Nos próximos 100 anos, a paisagem da Terra pode se tornar irreconhecível. A menos que a emissão de gases de efeito estufa, responsáveis pelo aquecimento do planeta, não sofra reduções dramáticas, mais de 60% da vegetação ficará muito diferente do que se conhece hoje, alerta um grupo internacional de pesquisadores liderados pelo Serviço Geológico dos Estados Unidos. Baseados em registros climáticos do fim da era do gelo, há 21 mil anos, eles concluíram que os ecossistemas mundiais deverão sofrer impactos maiores do que se imagina.
Para chegar a essa conclusão, os cientistas analisaram registros fósseis vegetais em 594 regiões de todos os continentes, exceto a Antártida, referentes à última deglaciação, um período de aquecimento natural que começou 21 séculos atrás, colocando fim à última era do gelo. Modelos climáticos mostram que, na ocasião, a temperatura da Terra aumentou de quatro a sete graus Celsius, comparável ao que se espera ocorrer nos próximos 100 a 150 anos caso não se tome medidas drásticas para reduzir as emissões de gases de efeito estufa. Os principais responsáveis pelo fenômeno hoje são os combustíveis fósseis, que lideram a matriz energética de quase todos os países.
Em um artigo publicado na revista Science, os autores do trabalho destacaram que são esperadas alterações tão profundas na paisagem da Terra quanto as ocorridas no fim do último glacial, pois o aumento de temperatura será semelhante.

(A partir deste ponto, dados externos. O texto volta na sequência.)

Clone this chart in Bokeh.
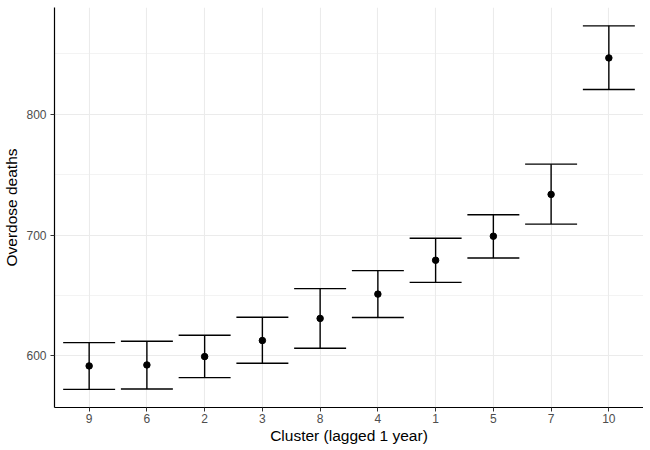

Há, porém, uma diferença fundamental. Enquanto o fenômeno natural levou 21 mil anos para ocorrer, no presente, bastarão dois séculos para que algo parecido aconteça no planeta. “Nós descobrimos que, como consequência da deglaciação, os ecossistemas por todo o mundo passaram por grandes mudanças. Cerca de 70% deles foram afetados com imensas alterações nas espécies que abrigavam e no tipo de vegetação”, observa Connor Nolan, candidato ao doutorado no Departamento de Geociências da Universidade do Arizona e um dos autores do estudo.
De acordo com o artigo, assinado por 42 pesquisadores, as mudanças nos ecossistemas vão ameaçar a biodiversidade global, interferindo diretamente nos serviços naturais vitais à humanidade, incluindo o estoque de carbono e a disponibilidade de água potável.
“Se permitirmos que as mudanças climáticas aconteçam sem interferências, a vegetação desse planeta será completamente diferente do que é hoje em 100 anos, o que significa um risco enorme à diversidade da Terra”, observa Jonathan Overpeck, reitor da Faculdade de Meio Ambiente e Sustentabilidade da Universidade de Michigan e coautor do trabalho.
O pesquisador observa que os registros fósseis indicam que as regiões mundiais com maior crescimento de temperatura desde o fim da era do gelo foram as que passaram por maiores alterações da vegetação. Regiões em latitudes médias a altas da América do Sul, da América do Norte e da Europa tinham a maior cobertura de gelo há 20 séculos e, consequentemente, foram as que mais aqueceram desde então. Nesses locais, as mudanças drásticas no ecossistema chegaram a atingir 67% da vegetação. Vinte e seis por cento da cobertura vegetal foi afetada moderadamente.
Caso o cenário de emissões não seja modificado, os pesquisadores calculam que mudanças em larga escala na vegetação do planeta ultrapassem 60%. Porém, se o Acordo de Paris, assinado em 2015, for colocado em prática, com reduções que garantam aumento de temperatura menor que 2ºC até o fim do século, a cobertura vegetal ainda assim sofrerá alteração, mas em um percentual menor: 45%.
“Grande parte das mudanças pode ocorrer durante o século 21, especialmente quando outros fatores amplificam as perturbações nos ecossistemas, como extremos climáticos, desmatamento, fragmentação de habitats, espécies invasoras e extração exagerada de recursos naturais”, escreveram os pesquisadores.